‘A Slap in the Face’: Trump Uses Childhood Cancer Survivor as Cover for Destroying Science and the Environment

‘A Slap in the Face’: Trump Uses Childhood Cancer Survivor as Cover for Destroying Science and the Environment

Late in Donald Trump’s Tuesday Night MAGA Rally to Congress, the president introduced 13-year-old DJ Daniel, a survivor of childhood brain cancer, in the gallery with his father. In this short interlude, Trump managed to launder an impressive array of awful actions and plans through a genuinely happy story.

First, law enforcement: DJ’s introduction came after a call for a new crime bill, which Trump said would get “tough on repeat offenders while enhancing protections for America’s police officers so they can do their jobs without fear of their lives being totally destroyed.” Meaning, the qualified immunity that cops already so thoroughly enjoy isn’t enough.
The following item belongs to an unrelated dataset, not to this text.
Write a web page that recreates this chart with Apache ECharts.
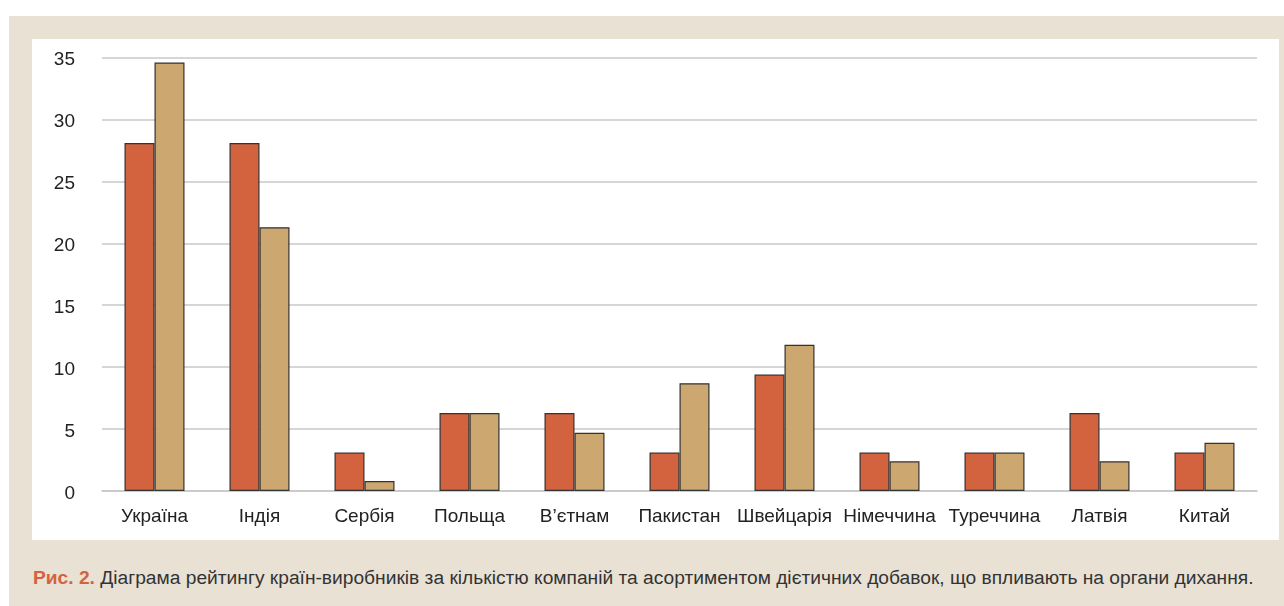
<!DOCTYPE html>
<html>
<head>
<meta charset="utf-8">
<script src="https://cdn.jsdelivr.net/npm/echarts@6/dist/echarts.min.js"></script>
<style>
html,body{margin:0;padding:0;background:#fff;width:1284px;height:606px;overflow:hidden;font-family:"Liberation Sans",Arial,sans-serif;}
#beige{position:absolute;left:9px;top:16px;width:1275px;height:590px;background:#e9e1d3;}
#panel{position:absolute;left:32px;top:39px;width:1247px;height:501px;background:#fff;}
#chart{position:absolute;left:32px;top:39px;width:1247px;height:501px;}
#cap{position:absolute;left:33px;top:567px;font-size:19.2px;line-height:22px;color:#333;white-space:nowrap;}
#cap b{color:#d4623c;}
</style>
</head>
<body>
<div id="beige"></div>
<div id="panel"></div>
<div id="chart"></div>
<div id="cap"><b>Рис. 2.</b> Діаграма рейтингу країн-виробників за кількістю компаній та асортиментом дієтичних добавок, що впливають на органи дихання.</div>
<script>
const categories = ['Україна','Індія','Сербія','Польща','В’єтнам','Пакистан','Швейцарія','Німеччина','Туреччина','Латвія','Китай'];
const companies = [28.1, 28.1, 3.1, 6.3, 6.3, 3.1, 9.4, 3.1, 3.1, 6.3, 3.1];
const assortment = [34.6, 21.3, 0.8, 6.3, 4.7, 8.7, 11.8, 2.4, 3.1, 2.4, 3.9];
const yTicks = [0, 5, 10, 15, 20, 25, 30, 35];

const chart = echarts.init(document.getElementById('chart'), null, {renderer:'canvas'});
chart.setOption({
  animation:false,
  grid:{left:70, right:22, top:18.5, bottom:49},
  xAxis:{
    type:'category', data:categories,
    axisLine:{show:true, lineStyle:{color:'#c8c8c8', width:1.5}},
    axisTick:{show:false},
    axisLabel:{interval:0, color:'#222', fontSize:19, margin:16, fontFamily:'Liberation Sans, Arial'}
  },
  yAxis:{
    type:'value', min:yTicks[0], max:yTicks[yTicks.length-1], interval:5,
    axisLine:{show:false}, axisTick:{show:false},
    axisLabel:{
      color:'#222', fontSize:19, margin:27, fontFamily:'Liberation Sans, Arial',
      formatter:function(v){return '{a|' + v + '}';},
      rich:{a:{color:'#222', fontSize:19, fontFamily:'Liberation Sans, Arial', padding:[5,0,0,0]}}
    },
    splitLine:{lineStyle:{color:'#c8c8c8', width:1.5}}
  },
  series:[
    {type:'bar', data:companies, barWidth:30, barGap:'0%',
     itemStyle:{color:'#d3633e', borderColor:'#333', borderWidth:1.2}},
    {type:'bar', data:assortment, barWidth:30, barGap:'0%',
     itemStyle:{color:'#cda770', borderColor:'#333', borderWidth:1.2}}
  ]
});
</script>
</body>
</html>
The connection here is that DJ has long wanted to be a law enforcement officer; Trump had his Secret Service director grant him honorary status in the Service, to enormous cheers from the audience.

Next, to cancer research itself: “Since 1975, rates of child cancer have increased by more than 40 percent,” Trump said. “Reversing this trend is one of the top priorities.” Okay, sure — only he went on that it’s a top priority “for our new presidential commission to Make America Healthy Again chaired by our new secretary of Health and Human Services, Robert F. Kennedy Jr.” What Kennedy Jr. doesn’t know or understand about cancer prevention and treatment could fill the entire National Cancer Institute, and while he’s out front ranting about cod liver oil to treat measles and such the Trump administration is undercutting the NCI and the National Institutes of Health in dramatic fashion.

The NIH intranet was updated on Monday with new guidance, freezing travel and purchasing (with some exceptions) for another 30 days, per images of the guidance shared with Splinter. As the meetings that determine who gets the billions in biomedical research funding from NIH remain largely frozen, a source at an institution that receives NIH funding said that they shouldn’t even count on money coming in later this year from an already-awarded grant that has paid out previous years. And Trump didn’t mention that childhood cancer mortality rates have dropped by more than 50 percent since 1975 — thanks in large part to work done at and funded by NIH and NCI.

Finally, the environment and the EPA: “DJ’s doctors believe his cancer likely came from a chemical he was exposed to when he was younger,” Trump said. “Our goal is to get toxins out of our environment, poisons out of our food supply, and keep our children healthy and strong.” A non-expert ranting about “toxins” is among the foremost ways to know you’re hearing from a crank. In this case, the agency that actually works to keep bad stuff out of the air and water, the EPA, is facing a massive reduction in budget and workforce, meaning the sort of enforcement that might protect children from cancer-causing chemicals will suffer. (As for the “food supply” part, well, they’re cutting that too.)

Last week, a Cornell PhD candidate named Hannah Frank helped organize a “Stand Up For Science” rally on campus. At the event, she gave a speech about her mother, who died recently of a form of brain cancer. “She was treated at UPenn, which is rescinding graduate admissions offers and cutting incoming grad students by about a third, including med school,” she told Splinter on Wednesday. “The use of a childhood brain cancer survivor last night while they decimate the research was a slap in the face.”